- _What to produce_: Your task is to repeat all of the data exactly while excluding the pictures.

----------------------------------------

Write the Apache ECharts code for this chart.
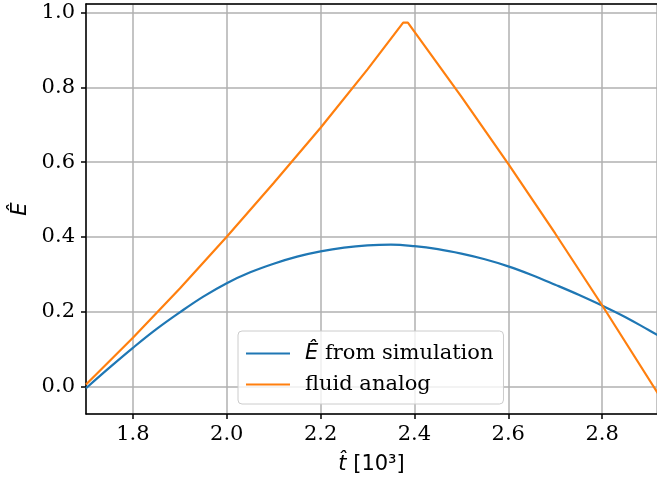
<!DOCTYPE html>
<html>
<head>
<meta charset="utf-8">
<script src="https://cdn.jsdelivr.net/npm/echarts@6/dist/echarts.min.js"></script>
<style>
  html, body { margin: 0; padding: 0; background: #fff; }
  #chart { width: 657px; height: 485px; }
</style>
</head>
<body>
<div id="chart"></div>
<script>
// Time axis (units of 10^3) and energy values for the two curves
const simT   = [1.70, 1.75, 1.80, 1.85, 1.90, 1.95, 2.00, 2.05, 2.10, 2.15, 2.20, 2.25, 2.30,
                2.35, 2.40, 2.45, 2.50, 2.55, 2.60, 2.65, 2.70, 2.75, 2.80, 2.85, 2.90, 2.92];
const simE   = [-0.005, 0.050, 0.103, 0.153, 0.198, 0.240, 0.276, 0.305, 0.328, 0.347, 0.361, 0.371, 0.377,
                0.379, 0.375, 0.367, 0.355, 0.340, 0.321, 0.298, 0.272, 0.245, 0.216, 0.185, 0.150, 0.136];

const fluidT = [1.70, 1.80, 1.90, 2.00, 2.10, 2.20, 2.30, 2.376, 2.386, 2.50, 2.60, 2.70, 2.80, 2.92];
const fluidE = [0.005, 0.130, 0.262, 0.400, 0.544, 0.692, 0.848, 0.973, 0.973, 0.775, 0.595, 0.409, 0.217, -0.021];

const xRange = [1.70, 2.917];
const yRange = [-0.074, 1.023];

const seriesNames = ['Ê from simulation', 'fluid analog'];
const seriesColors = ['#1f77b4', '#ff7f0e'];

const serif = '"DejaVu Serif", serif';
const sans = '"DejaVu Sans", sans-serif';
const fs = 21;

const pairs = (xs, ys) => xs.map((x, i) => [x, ys[i]]);

const chart = echarts.init(document.getElementById('chart'), null, { renderer: 'canvas' });

chart.setOption({
  animation: false,
  backgroundColor: '#ffffff',
  grid: { left: 86, right: 0, top: 4, bottom: 71 },
  xAxis: [
    {
      type: 'value',
      min: xRange[0], max: xRange[1],
      minInterval: 0.2, maxInterval: 0.2,
      name: '{i|t\u0302} [10³]',
      nameLocation: 'middle',
      nameGap: 40,
      nameTextStyle: {
        fontFamily: sans, fontSize: fs, color: '#000',
        rich: { i: { fontFamily: sans, fontStyle: 'italic', fontSize: fs, color: '#000' } }
      },
      axisLine: { show: true, onZero: false, lineStyle: { color: '#000', width: 1.5 } },
      axisTick: { show: true, length: 5, lineStyle: { color: '#000', width: 1.5 } },
      axisLabel: {
        fontFamily: serif, fontSize: fs, color: '#000', margin: 10,
        showMinLabel: false, showMaxLabel: false,
        formatter: v => v.toFixed(1)
      },
      splitLine: { show: true, lineStyle: { color: '#b0b0b0', width: 1.5 } }
    },
    {
      // top spine
      type: 'value', position: 'top',
      min: xRange[0], max: xRange[1],
      axisLine: { show: true, onZero: false, lineStyle: { color: '#000', width: 1.5 } },
      axisTick: { show: false }, axisLabel: { show: false }, splitLine: { show: false }
    }
  ],
  yAxis: {
    type: 'value',
    min: yRange[0], max: yRange[1],
    minInterval: 0.2, maxInterval: 0.2,
    name: 'Ê',
    nameLocation: 'middle',
    nameGap: 53,
    nameRotate: 90,
    nameTextStyle: { fontFamily: sans, fontStyle: 'italic', fontSize: fs, color: '#000' },
    axisLine: { show: true, onZero: false, lineStyle: { color: '#000', width: 1.5 } },
    axisTick: { show: true, length: 5, lineStyle: { color: '#000', width: 1.5 } },
    axisLabel: {
      fontFamily: serif, fontSize: fs, color: '#000', margin: 11,
      showMinLabel: false, showMaxLabel: false,
      formatter: v => v.toFixed(1)
    },
    splitLine: { show: true, lineStyle: { color: '#b0b0b0', width: 1.5 } }
  },
  legend: {
    orient: 'vertical',
    left: 238, top: 331,
    padding: [10, 10, 7, 8],
    itemGap: 6,
    itemWidth: 44, itemHeight: 2.2,
    icon: 'rect',
    backgroundColor: 'rgba(255,255,255,0.8)',
    borderColor: '#cccccc', borderWidth: 1, borderRadius: 4,
    data: seriesNames,
    formatter: name => name === seriesNames[0] ? '{m|Ê} from simulation' : name,
    textStyle: {
      fontFamily: serif, fontSize: fs, color: '#000', lineHeight: 25,
      padding: [0, 0, 0, 10],
      rich: { m: { fontFamily: sans, fontStyle: 'italic', fontSize: fs, color: '#000', lineHeight: 25 } }
    }
  },
  series: [
    {
      name: seriesNames[0], type: 'line',
      data: pairs(simT, simE),
      showSymbol: false, smooth: 0.4,
      lineStyle: { color: seriesColors[0], width: 2.2 },
      itemStyle: { color: seriesColors[0] },
      clip: true
    },
    {
      name: seriesNames[1], type: 'line',
      data: pairs(fluidT, fluidE),
      showSymbol: false,
      lineStyle: { color: seriesColors[1], width: 2.2 },
      itemStyle: { color: seriesColors[1] },
      clip: true
    }
  ]
});
</script>
</body>
</html>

----------------------------------------

- _Task output_:
Write the Apache ECharts code for this chart.
<!DOCTYPE html>
<html>
<head>
<meta charset="utf-8">
<script src="https://cdn.jsdelivr.net/npm/echarts@6/dist/echarts.min.js"></script>
<style>
  html, body { margin: 0; padding: 0; background: #fff; }
  #chart { width: 657px; height: 485px; }
</style>
</head>
<body>
<div id="chart"></div>
<script>
// Time axis (units of 10^3) and energy values for the two curves
const simT   = [1.70, 1.75, 1.80, 1.85, 1.90, 1.95, 2.00, 2.05, 2.10, 2.15, 2.20, 2.25, 2.30,
                2.35, 2.40, 2.45, 2.50, 2.55, 2.60, 2.65, 2.70, 2.75, 2.80, 2.85, 2.90, 2.92];
const simE   = [-0.005, 0.050, 0.103, 0.153, 0.198, 0.240, 0.276, 0.305, 0.328, 0.347, 0.361, 0.371, 0.377,
                0.379, 0.375, 0.367, 0.355, 0.340, 0.321, 0.298, 0.272, 0.245, 0.216, 0.185, 0.150, 0.136];

const fluidT = [1.70, 1.80, 1.90, 2.00, 2.10, 2.20, 2.30, 2.376, 2.386, 2.50, 2.60, 2.70, 2.80, 2.92];
const fluidE = [0.005, 0.130, 0.262, 0.400, 0.544, 0.692, 0.848, 0.973, 0.973, 0.775, 0.595, 0.409, 0.217, -0.021];

const xRange = [1.70, 2.917];
const yRange = [-0.074, 1.023];

const seriesNames = ['Ê from simulation', 'fluid analog'];
const seriesColors = ['#1f77b4', '#ff7f0e'];

const serif = '"DejaVu Serif", serif';
const sans = '"DejaVu Sans", sans-serif';
const fs = 21;

const pairs = (xs, ys) => xs.map((x, i) => [x, ys[i]]);

const chart = echarts.init(document.getElementById('chart'), null, { renderer: 'canvas' });

chart.setOption({
  animation: false,
  backgroundColor: '#ffffff',
  grid: { left: 86, right: 0, top: 4, bottom: 71 },
  xAxis: [
    {
      type: 'value',
      min: xRange[0], max: xRange[1],
      minInterval: 0.2, maxInterval: 0.2,
      name: '{i|t\u0302} [10³]',
      nameLocation: 'middle',
      nameGap: 40,
      nameTextStyle: {
        fontFamily: sans, fontSize: fs, color: '#000',
        rich: { i: { fontFamily: sans, fontStyle: 'italic', fontSize: fs, color: '#000' } }
      },
      axisLine: { show: true, onZero: false, lineStyle: { color: '#000', width: 1.5 } },
      axisTick: { show: true, length: 5, lineStyle: { color: '#000', width: 1.5 } },
      axisLabel: {
        fontFamily: serif, fontSize: fs, color: '#000', margin: 10,
        showMinLabel: false, showMaxLabel: false,
        formatter: v => v.toFixed(1)
      },
      splitLine: { show: true, lineStyle: { color: '#b0b0b0', width: 1.5 } }
    },
    {
      // top spine
      type: 'value', position: 'top',
      min: xRange[0], max: xRange[1],
      axisLine: { show: true, onZero: false, lineStyle: { color: '#000', width: 1.5 } },
      axisTick: { show: false }, axisLabel: { show: false }, splitLine: { show: false }
    }
  ],
  yAxis: {
    type: 'value',
    min: yRange[0], max: yRange[1],
    minInterval: 0.2, maxInterval: 0.2,
    name: 'Ê',
    nameLocation: 'middle',
    nameGap: 53,
    nameRotate: 90,
    nameTextStyle: { fontFamily: sans, fontStyle: 'italic', fontSize: fs, color: '#000' },
    axisLine: { show: true, onZero: false, lineStyle: { color: '#000', width: 1.5 } },
    axisTick: { show: true, length: 5, lineStyle: { color: '#000', width: 1.5 } },
    axisLabel: {
      fontFamily: serif, fontSize: fs, color: '#000', margin: 11,
      showMinLabel: false, showMaxLabel: false,
      formatter: v => v.toFixed(1)
    },
    splitLine: { show: true, lineStyle: { color: '#b0b0b0', width: 1.5 } }
  },
  legend: {
    orient: 'vertical',
    left: 238, top: 331,
    padding: [10, 10, 7, 8],
    itemGap: 6,
    itemWidth: 44, itemHeight: 2.2,
    icon: 'rect',
    backgroundColor: 'rgba(255,255,255,0.8)',
    borderColor: '#cccccc', borderWidth: 1, borderRadius: 4,
    data: seriesNames,
    formatter: name => name === seriesNames[0] ? '{m|Ê} from simulation' : name,
    textStyle: {
      fontFamily: serif, fontSize: fs, color: '#000', lineHeight: 25,
      padding: [0, 0, 0, 10],
      rich: { m: { fontFamily: sans, fontStyle: 'italic', fontSize: fs, color: '#000', lineHeight: 25 } }
    }
  },
  series: [
    {
      name: seriesNames[0], type: 'line',
      data: pairs(simT, simE),
      showSymbol: false, smooth: 0.4,
      lineStyle: { color: seriesColors[0], width: 2.2 },
      itemStyle: { color: seriesColors[0] },
      clip: true
    },
    {
      name: seriesNames[1], type: 'line',
      data: pairs(fluidT, fluidE),
      showSymbol: false,
      lineStyle: { color: seriesColors[1], width: 2.2 },
      itemStyle: { color: seriesColors[1] },
      clip: true
    }
  ]
});
</script>
</body>
</html>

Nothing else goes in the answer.